Kaçış
Her birimiz, olduğumuz yerden olmak istediğimiz yere ve bir gün varacağımızı düşündüğümüz yere doğru yürüyoruz. Bazen tıka basa bir sırt çantası bazen bir hırka ile atıyoruz kendimizi dışarıya.
Dört duvar arasından dışarıya attığımız ilk adım bazen bizi kanatlandırıyor gibi bir his verirken bazen de ayaklarımıza bir taş takılıyor gibi hissettirir.
Öyle bir eşik ki o an ya kapının önünde donup kalıyorsun ya da koşarak karışıyorsun sokaklara. Kapının önünde kalsan da sokaklarda dönüp dursan da zihninde bir varışın arayışı.. Değişmiyor vuslatın kaçışı..
Öyle bir şey ki bakıyorsun ama görmüyorsun, duyuyorsun ama işitmiyorsun, dokunuyorsun ama hissetmiyorsun bu kaçışta. Sende olanı şehirlerde veya dört duvar arasında aramanın yavanlığı delirmeye ramak kala bir nefes üfürüyor içine. Ayakta durabilmenin tek sebebi bu.

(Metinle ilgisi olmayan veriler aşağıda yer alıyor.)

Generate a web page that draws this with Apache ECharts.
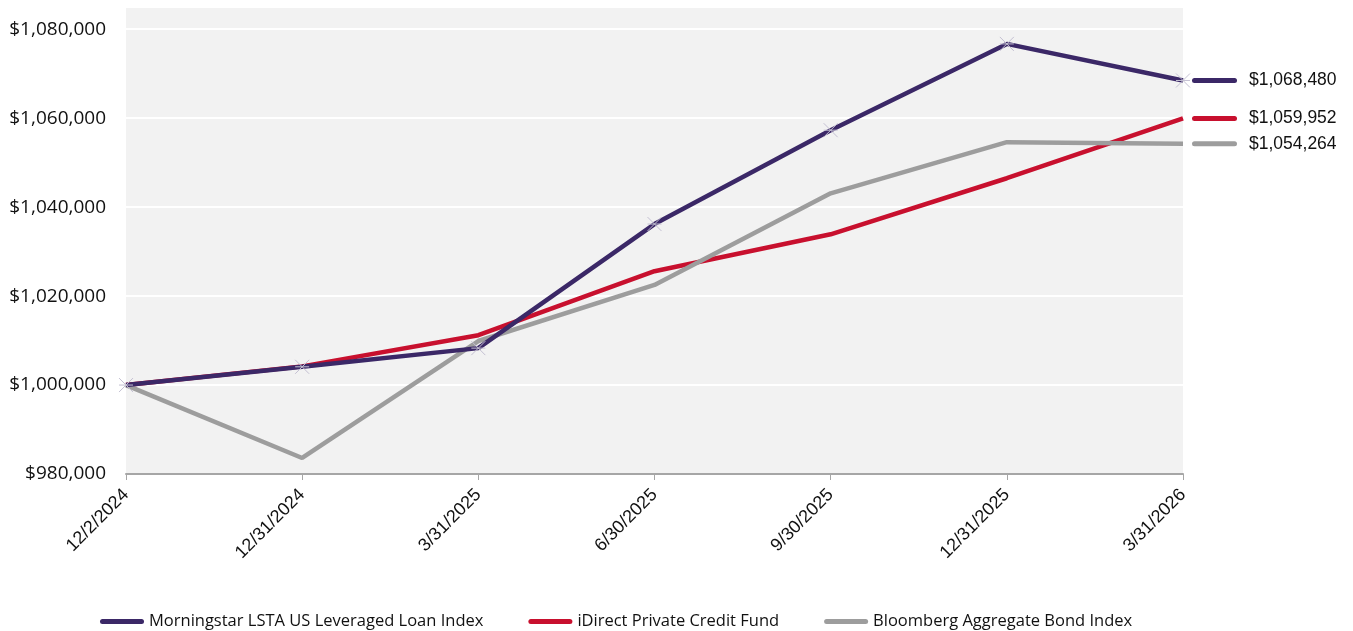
<!DOCTYPE html>
<html>
<head>
<meta charset="utf-8">
<script src="https://cdn.jsdelivr.net/npm/echarts@6/dist/echarts.min.js"></script>
<style>
  html, body { margin: 0; padding: 0; background: #fff; }
  #chart { width: 1353px; height: 631px; }
</style>
</head>
<body>
<div id="chart"></div>
<script>
var categories = ["12/2/2024", "12/31/2024", "3/31/2025", "6/30/2025", "9/30/2025", "12/31/2025", "3/31/2026"];
var loanIndex = [1000000, 1004100, 1008300, 1036200, 1057300, 1076700, 1068480];
var fund = [1000000, 1004200, 1011200, 1025600, 1033900, 1046500, 1059952];
var bondIndex = [1000000, 983600, 1009900, 1022500, 1043100, 1054600, 1054264];
var seriesNames = ["Morningstar LSTA US Leveraged Loan Index", "iDirect Private Credit Fund", "Bloomberg Aggregate Bond Index"];
var lineColors = ["#3b2867", "#c8102e", "#9d9d9d"];

var myChart = echarts.init(document.getElementById("chart"));

function money(v){
    return "$" + Math.round(v).toString().replace(/\B(?=(\d{3})+(?!\d))/g, ",");
}

var starPath = "path://M0,0L10,10M10,0L0,10M0,5L10,5";
// flat bar used as legend icon (kept in aspect inside the item box)
var barIcon = "path://M3,0L81,0A5,5,0,0,1,81,10L3,10A5,5,0,0,1,3,0Z";

function makeSeries(name, data, color, withStar){
    return {
        name: name,
        type: "line",
        data: data,
        symbol: withStar ? starPath : "none",
        symbolSize: 14,
        showSymbol: withStar,
        itemStyle: {
            color: withStar ? "rgba(0,0,0,0)" : color,
            borderColor: "#c4c0d2",
            borderWidth: 1
        },
        lineStyle: { color: color, width: 4.5 },
        z: withStar ? 4 : 3,
        endLabel: {
            show: true,
            distance: 9,
            formatter: function(p){ return "{bar|}{gap|}" + money(p.value); },
            fontFamily: "Liberation Sans",
            fontSize: 17.5,
            color: "#111",
            rich: {
                bar: { backgroundColor: color, width: 45, height: 5, borderRadius: 3 },
                gap: { width: 12, height: 5 }
            }
        }
    };
}

var option = {
    animation: false,
    grid: { left: 126, right: 170, top: 7, bottom: 157, show: true, backgroundColor: "#f2f2f2", borderWidth: 0 },
    legend: {
        top: 608,
        left: 95,
        itemWidth: 44,
        itemHeight: 12,
        itemGap: 45,
        symbolKeepAspect: true,
        textStyle: { fontFamily: "Open Sans", fontSize: 16.5, color: "#111" },
        data: [
            { name: seriesNames[0], icon: barIcon, itemStyle: { color: lineColors[0], borderWidth: 0 } },
            { name: seriesNames[1], icon: barIcon, itemStyle: { color: lineColors[1], borderWidth: 0 } },
            { name: seriesNames[2], icon: barIcon, itemStyle: { color: lineColors[2], borderWidth: 0 } }
        ]
    },
    xAxis: {
        type: "category",
        data: categories,
        boundaryGap: false,
        axisLine: { lineStyle: { color: "#a6a6a6", width: 2 } },
        axisTick: { show: true, length: 6, alignWithLabel: true, lineStyle: { color: "#a6a6a6", width: 1 } },
        axisLabel: {
            rotate: 45,
            margin: 18,
            interval: 0,
            fontFamily: "Liberation Sans",
            fontSize: 18,
            color: "#111"
        },
        splitLine: { show: false }
    },
    yAxis: {
        type: "value",
        min: 980000,
        max: 1085000,
        interval: 20000,
        axisLine: { show: false },
        axisTick: { show: false },
        axisLabel: {
            showMaxLabel: false,
            margin: 20,
            fontFamily: "Open Sans",
            fontSize: 19,
            color: "#111",
            formatter: money
        },
        splitLine: { lineStyle: { color: "#ffffff", width: 2 } }
    },
    series: [
        makeSeries(seriesNames[0], loanIndex, lineColors[0], true),
        makeSeries(seriesNames[1], fund, lineColors[1], false),
        makeSeries(seriesNames[2], bondIndex, lineColors[2], false)
    ]
};

myChart.setOption(option);
window.onresize = myChart.resize;
</script>
</body>
</html>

Diyorsun ki nasıl olur da sana bu denli yakın olana erişmezsin! Nasıl olur da varılacak olan yer de kaçılacak olan yer de sende olur?
Hissediyorsun, seni sarıp sarmalayan dünyanın içinde kokuşmuş özlerin kokusu bu. Çöplükte yeşertemeyeceğin ruhunun kaçışı bu. Filizleneceğin yer ise özünün yoğrulduğu yer.